Stored entries:
---

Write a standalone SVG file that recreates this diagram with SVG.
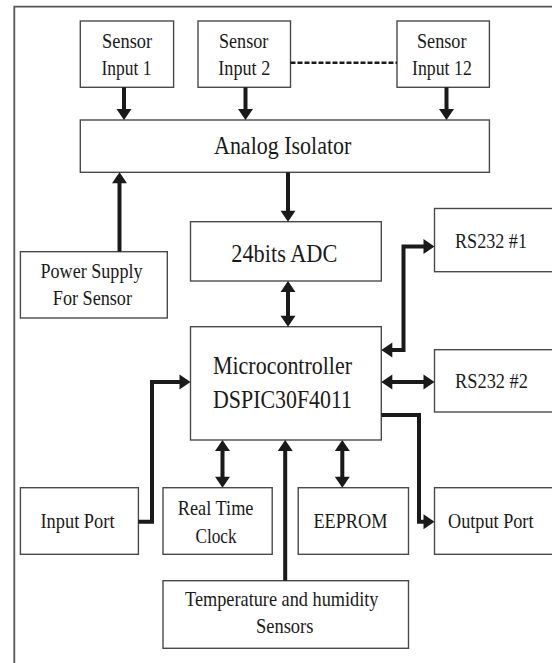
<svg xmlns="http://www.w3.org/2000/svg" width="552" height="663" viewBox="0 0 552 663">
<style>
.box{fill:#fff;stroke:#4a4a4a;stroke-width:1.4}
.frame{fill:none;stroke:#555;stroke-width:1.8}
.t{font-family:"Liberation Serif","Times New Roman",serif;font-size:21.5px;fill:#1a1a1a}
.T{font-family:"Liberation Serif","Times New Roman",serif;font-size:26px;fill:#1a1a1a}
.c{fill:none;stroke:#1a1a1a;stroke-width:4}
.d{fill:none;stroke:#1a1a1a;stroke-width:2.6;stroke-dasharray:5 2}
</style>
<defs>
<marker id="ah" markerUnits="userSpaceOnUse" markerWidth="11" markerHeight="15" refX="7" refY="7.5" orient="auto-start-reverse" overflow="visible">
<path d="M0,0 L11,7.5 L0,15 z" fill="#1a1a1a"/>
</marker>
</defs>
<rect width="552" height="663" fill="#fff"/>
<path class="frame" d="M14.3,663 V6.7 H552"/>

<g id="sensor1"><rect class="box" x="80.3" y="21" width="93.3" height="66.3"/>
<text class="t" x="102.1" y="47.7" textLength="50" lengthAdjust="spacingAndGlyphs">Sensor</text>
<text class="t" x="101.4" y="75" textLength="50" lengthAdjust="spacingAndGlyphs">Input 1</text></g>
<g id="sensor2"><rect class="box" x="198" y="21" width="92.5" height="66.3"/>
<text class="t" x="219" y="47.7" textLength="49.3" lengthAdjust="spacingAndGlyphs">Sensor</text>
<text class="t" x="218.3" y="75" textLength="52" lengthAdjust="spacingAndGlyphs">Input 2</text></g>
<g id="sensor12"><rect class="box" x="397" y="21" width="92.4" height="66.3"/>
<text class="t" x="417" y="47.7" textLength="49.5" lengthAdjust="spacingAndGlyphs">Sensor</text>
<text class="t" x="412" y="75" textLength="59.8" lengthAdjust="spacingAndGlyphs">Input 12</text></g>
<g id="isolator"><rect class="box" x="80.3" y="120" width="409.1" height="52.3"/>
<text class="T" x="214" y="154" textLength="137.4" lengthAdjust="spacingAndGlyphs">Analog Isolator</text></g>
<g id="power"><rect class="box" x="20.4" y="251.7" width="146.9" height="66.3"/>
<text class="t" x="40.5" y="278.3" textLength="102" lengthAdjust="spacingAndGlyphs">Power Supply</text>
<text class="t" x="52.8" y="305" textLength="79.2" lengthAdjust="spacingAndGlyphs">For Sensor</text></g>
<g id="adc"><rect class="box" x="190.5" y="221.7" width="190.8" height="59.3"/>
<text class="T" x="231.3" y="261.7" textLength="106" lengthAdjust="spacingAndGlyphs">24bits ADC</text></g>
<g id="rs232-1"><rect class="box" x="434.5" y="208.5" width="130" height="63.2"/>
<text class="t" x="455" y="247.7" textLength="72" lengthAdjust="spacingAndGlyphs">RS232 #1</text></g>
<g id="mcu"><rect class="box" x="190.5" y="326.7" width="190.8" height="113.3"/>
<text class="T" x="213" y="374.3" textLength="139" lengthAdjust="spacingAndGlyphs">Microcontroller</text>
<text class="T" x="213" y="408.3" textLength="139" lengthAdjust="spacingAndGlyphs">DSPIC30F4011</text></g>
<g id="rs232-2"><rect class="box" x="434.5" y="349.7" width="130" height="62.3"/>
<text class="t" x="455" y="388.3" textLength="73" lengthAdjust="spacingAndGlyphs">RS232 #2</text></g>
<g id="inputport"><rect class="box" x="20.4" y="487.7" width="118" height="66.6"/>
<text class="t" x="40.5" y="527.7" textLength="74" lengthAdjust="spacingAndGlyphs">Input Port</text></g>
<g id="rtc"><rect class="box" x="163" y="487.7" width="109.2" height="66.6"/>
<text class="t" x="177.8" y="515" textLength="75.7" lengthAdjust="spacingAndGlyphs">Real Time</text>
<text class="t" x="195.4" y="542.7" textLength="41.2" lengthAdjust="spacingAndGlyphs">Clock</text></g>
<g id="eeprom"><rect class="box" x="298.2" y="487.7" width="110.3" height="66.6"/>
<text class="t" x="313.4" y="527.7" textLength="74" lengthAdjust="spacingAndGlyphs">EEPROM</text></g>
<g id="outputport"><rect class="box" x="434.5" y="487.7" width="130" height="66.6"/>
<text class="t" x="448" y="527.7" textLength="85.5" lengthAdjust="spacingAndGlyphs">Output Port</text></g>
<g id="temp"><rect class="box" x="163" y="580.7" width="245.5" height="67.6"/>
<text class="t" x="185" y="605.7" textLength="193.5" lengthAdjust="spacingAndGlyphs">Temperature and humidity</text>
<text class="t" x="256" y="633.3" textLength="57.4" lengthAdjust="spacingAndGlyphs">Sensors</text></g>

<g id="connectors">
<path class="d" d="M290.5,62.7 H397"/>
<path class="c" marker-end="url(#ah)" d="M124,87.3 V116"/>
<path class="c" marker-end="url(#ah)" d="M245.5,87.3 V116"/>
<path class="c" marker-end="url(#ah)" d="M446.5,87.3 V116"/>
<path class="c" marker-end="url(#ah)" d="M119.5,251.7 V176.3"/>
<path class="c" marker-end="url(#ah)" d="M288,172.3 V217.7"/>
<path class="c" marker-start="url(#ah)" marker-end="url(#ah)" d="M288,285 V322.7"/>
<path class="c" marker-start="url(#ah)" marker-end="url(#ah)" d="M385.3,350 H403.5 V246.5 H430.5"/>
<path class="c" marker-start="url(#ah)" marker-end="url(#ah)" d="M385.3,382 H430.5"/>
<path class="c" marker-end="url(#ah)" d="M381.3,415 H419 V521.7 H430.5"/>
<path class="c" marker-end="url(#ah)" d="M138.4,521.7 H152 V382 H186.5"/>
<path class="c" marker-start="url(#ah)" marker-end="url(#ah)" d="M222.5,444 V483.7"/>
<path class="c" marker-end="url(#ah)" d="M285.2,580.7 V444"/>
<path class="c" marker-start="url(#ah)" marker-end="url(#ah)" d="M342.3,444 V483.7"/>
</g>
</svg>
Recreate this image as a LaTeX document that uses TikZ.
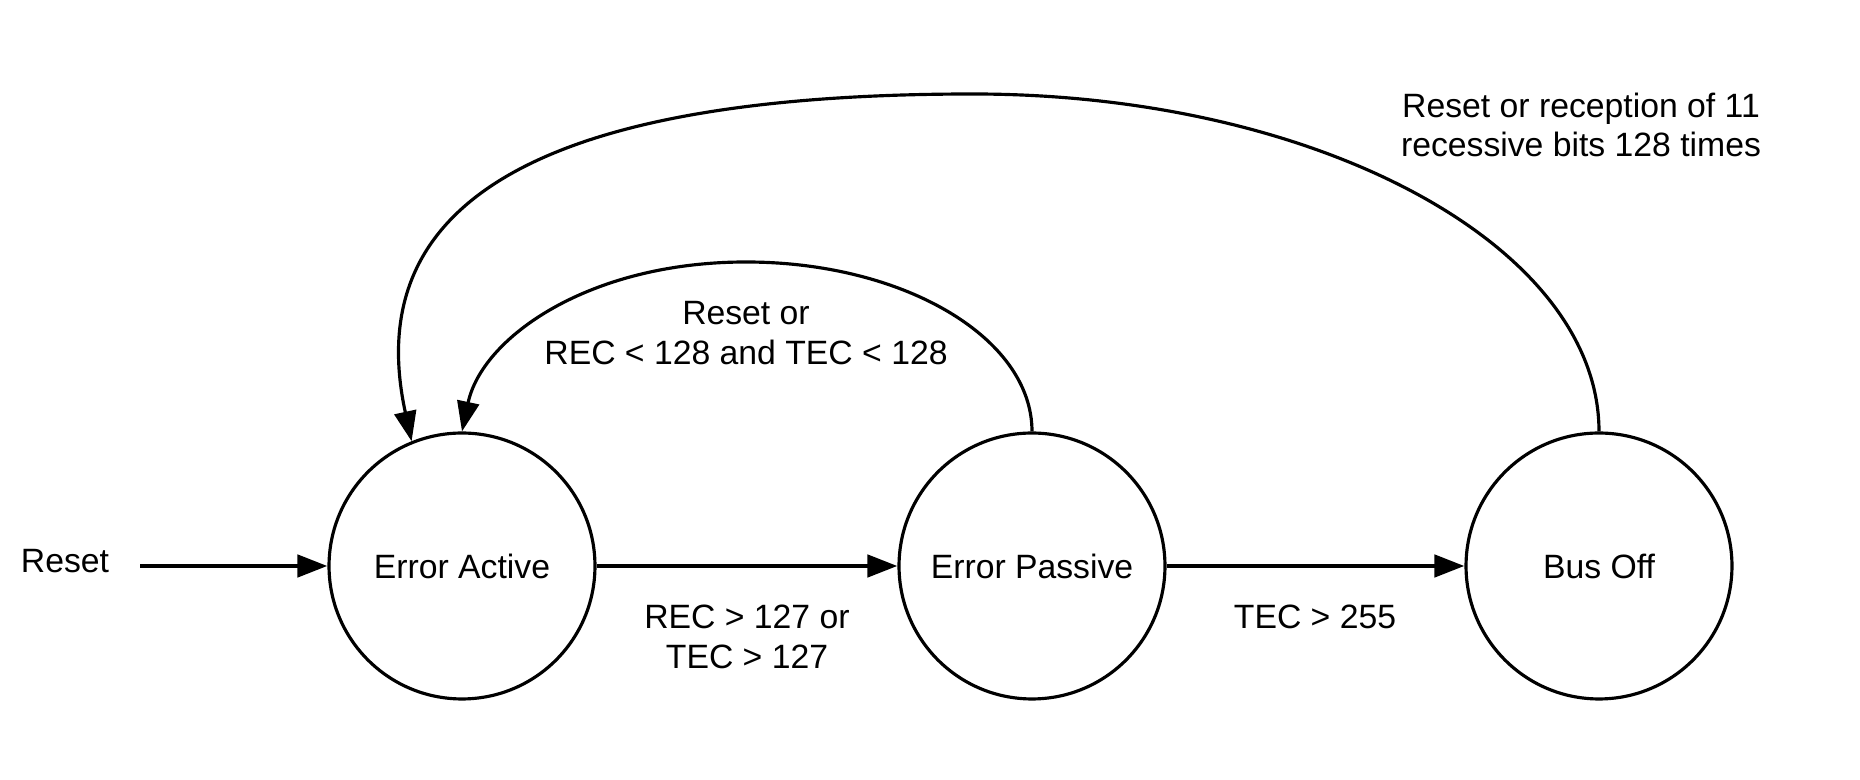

---

The task: Without including any picture, repeat the data exactly.

Solution for this task:
Write a standalone SVG file that recreates this diagram with SVG.
<svg xmlns="http://www.w3.org/2000/svg" width="552" height="663" viewBox="0 0 552 663">
<style>
.box{fill:#fff;stroke:#4a4a4a;stroke-width:1.4}
.frame{fill:none;stroke:#555;stroke-width:1.8}
.t{font-family:"Liberation Serif","Times New Roman",serif;font-size:21.5px;fill:#1a1a1a}
.T{font-family:"Liberation Serif","Times New Roman",serif;font-size:26px;fill:#1a1a1a}
.c{fill:none;stroke:#1a1a1a;stroke-width:4}
.d{fill:none;stroke:#1a1a1a;stroke-width:2.6;stroke-dasharray:5 2}
</style>
<defs>
<marker id="ah" markerUnits="userSpaceOnUse" markerWidth="11" markerHeight="15" refX="7" refY="7.5" orient="auto-start-reverse" overflow="visible">
<path d="M0,0 L11,7.5 L0,15 z" fill="#1a1a1a"/>
</marker>
</defs>
<rect width="552" height="663" fill="#fff"/>
<path class="frame" d="M14.3,663 V6.7 H552"/>

<g id="sensor1"><rect class="box" x="80.3" y="21" width="93.3" height="66.3"/>
<text class="t" x="102.1" y="47.7" textLength="50" lengthAdjust="spacingAndGlyphs">Sensor</text>
<text class="t" x="101.4" y="75" textLength="50" lengthAdjust="spacingAndGlyphs">Input 1</text></g>
<g id="sensor2"><rect class="box" x="198" y="21" width="92.5" height="66.3"/>
<text class="t" x="219" y="47.7" textLength="49.3" lengthAdjust="spacingAndGlyphs">Sensor</text>
<text class="t" x="218.3" y="75" textLength="52" lengthAdjust="spacingAndGlyphs">Input 2</text></g>
<g id="sensor12"><rect class="box" x="397" y="21" width="92.4" height="66.3"/>
<text class="t" x="417" y="47.7" textLength="49.5" lengthAdjust="spacingAndGlyphs">Sensor</text>
<text class="t" x="412" y="75" textLength="59.8" lengthAdjust="spacingAndGlyphs">Input 12</text></g>
<g id="isolator"><rect class="box" x="80.3" y="120" width="409.1" height="52.3"/>
<text class="T" x="214" y="154" textLength="137.4" lengthAdjust="spacingAndGlyphs">Analog Isolator</text></g>
<g id="power"><rect class="box" x="20.4" y="251.7" width="146.9" height="66.3"/>
<text class="t" x="40.5" y="278.3" textLength="102" lengthAdjust="spacingAndGlyphs">Power Supply</text>
<text class="t" x="52.8" y="305" textLength="79.2" lengthAdjust="spacingAndGlyphs">For Sensor</text></g>
<g id="adc"><rect class="box" x="190.5" y="221.7" width="190.8" height="59.3"/>
<text class="T" x="231.3" y="261.7" textLength="106" lengthAdjust="spacingAndGlyphs">24bits ADC</text></g>
<g id="rs232-1"><rect class="box" x="434.5" y="208.5" width="130" height="63.2"/>
<text class="t" x="455" y="247.7" textLength="72" lengthAdjust="spacingAndGlyphs">RS232 #1</text></g>
<g id="mcu"><rect class="box" x="190.5" y="326.7" width="190.8" height="113.3"/>
<text class="T" x="213" y="374.3" textLength="139" lengthAdjust="spacingAndGlyphs">Microcontroller</text>
<text class="T" x="213" y="408.3" textLength="139" lengthAdjust="spacingAndGlyphs">DSPIC30F4011</text></g>
<g id="rs232-2"><rect class="box" x="434.5" y="349.7" width="130" height="62.3"/>
<text class="t" x="455" y="388.3" textLength="73" lengthAdjust="spacingAndGlyphs">RS232 #2</text></g>
<g id="inputport"><rect class="box" x="20.4" y="487.7" width="118" height="66.6"/>
<text class="t" x="40.5" y="527.7" textLength="74" lengthAdjust="spacingAndGlyphs">Input Port</text></g>
<g id="rtc"><rect class="box" x="163" y="487.7" width="109.2" height="66.6"/>
<text class="t" x="177.8" y="515" textLength="75.7" lengthAdjust="spacingAndGlyphs">Real Time</text>
<text class="t" x="195.4" y="542.7" textLength="41.2" lengthAdjust="spacingAndGlyphs">Clock</text></g>
<g id="eeprom"><rect class="box" x="298.2" y="487.7" width="110.3" height="66.6"/>
<text class="t" x="313.4" y="527.7" textLength="74" lengthAdjust="spacingAndGlyphs">EEPROM</text></g>
<g id="outputport"><rect class="box" x="434.5" y="487.7" width="130" height="66.6"/>
<text class="t" x="448" y="527.7" textLength="85.5" lengthAdjust="spacingAndGlyphs">Output Port</text></g>
<g id="temp"><rect class="box" x="163" y="580.7" width="245.5" height="67.6"/>
<text class="t" x="185" y="605.7" textLength="193.5" lengthAdjust="spacingAndGlyphs">Temperature and humidity</text>
<text class="t" x="256" y="633.3" textLength="57.4" lengthAdjust="spacingAndGlyphs">Sensors</text></g>

<g id="connectors">
<path class="d" d="M290.5,62.7 H397"/>
<path class="c" marker-end="url(#ah)" d="M124,87.3 V116"/>
<path class="c" marker-end="url(#ah)" d="M245.5,87.3 V116"/>
<path class="c" marker-end="url(#ah)" d="M446.5,87.3 V116"/>
<path class="c" marker-end="url(#ah)" d="M119.5,251.7 V176.3"/>
<path class="c" marker-end="url(#ah)" d="M288,172.3 V217.7"/>
<path class="c" marker-start="url(#ah)" marker-end="url(#ah)" d="M288,285 V322.7"/>
<path class="c" marker-start="url(#ah)" marker-end="url(#ah)" d="M385.3,350 H403.5 V246.5 H430.5"/>
<path class="c" marker-start="url(#ah)" marker-end="url(#ah)" d="M385.3,382 H430.5"/>
<path class="c" marker-end="url(#ah)" d="M381.3,415 H419 V521.7 H430.5"/>
<path class="c" marker-end="url(#ah)" d="M138.4,521.7 H152 V382 H186.5"/>
<path class="c" marker-start="url(#ah)" marker-end="url(#ah)" d="M222.5,444 V483.7"/>
<path class="c" marker-end="url(#ah)" d="M285.2,580.7 V444"/>
<path class="c" marker-start="url(#ah)" marker-end="url(#ah)" d="M342.3,444 V483.7"/>
</g>
</svg>
Recreate this image as a LaTeX document that uses TikZ.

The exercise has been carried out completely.